I go on sabbatical beginning on June 1.  More in later post about this sabbatical, its development and delay over the past few years, and what the plans, themes, and goals are.

Knowing that the sabbatical was coming, back in March I ordered a bunch of books for it.  I also pulled out a few from my existing library I haven't yet read and plan to during this summer.

Yesterday afternoon, I wrapped up the religion book I was reading, N. T. Wright's The New Testament and the People of God, so rather than immerse myself in something else for the next couple of weeks, I decided to start on the sabbatical reading.

And first up I wanted to read Michael Ignatieff's On Consolation: Finding Solace in Dark Times.  Ignatieff's book seemed a good place to start after two years of navigating the church through the pandemic.  And the last two years of my marriage ending and getting divorced.  Since this sabbatical is in many ways a chance to rest and recenter and heal from those experiences, consolation is a good place to begin.  
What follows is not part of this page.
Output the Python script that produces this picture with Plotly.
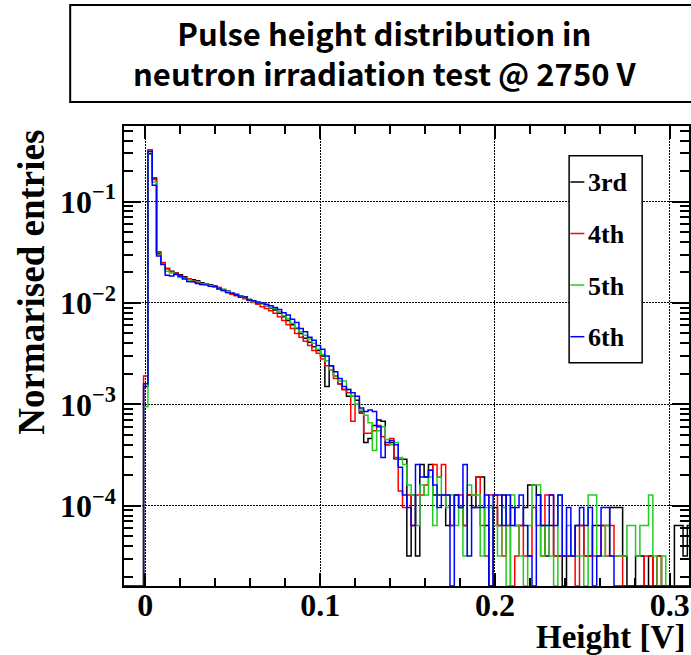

Somewhere I'd read a review of the book that interested me.  Plus I had read his last book, Ordinary Virtues, near the beginning of the pandemic  and had really liked it.  

So, seeking consolation to get a head start on this period of sabbath, I began reading and these sentences from the introduction resonated with me, and may help to set a theme for this season of life:

To be reconciled we must first make peace with our losses, defeats, and failures. To be consoled is to accept these losses, to accept what they have done to us and to believe, despite everything, that they need not haunt our future or blight our remaining possibilities.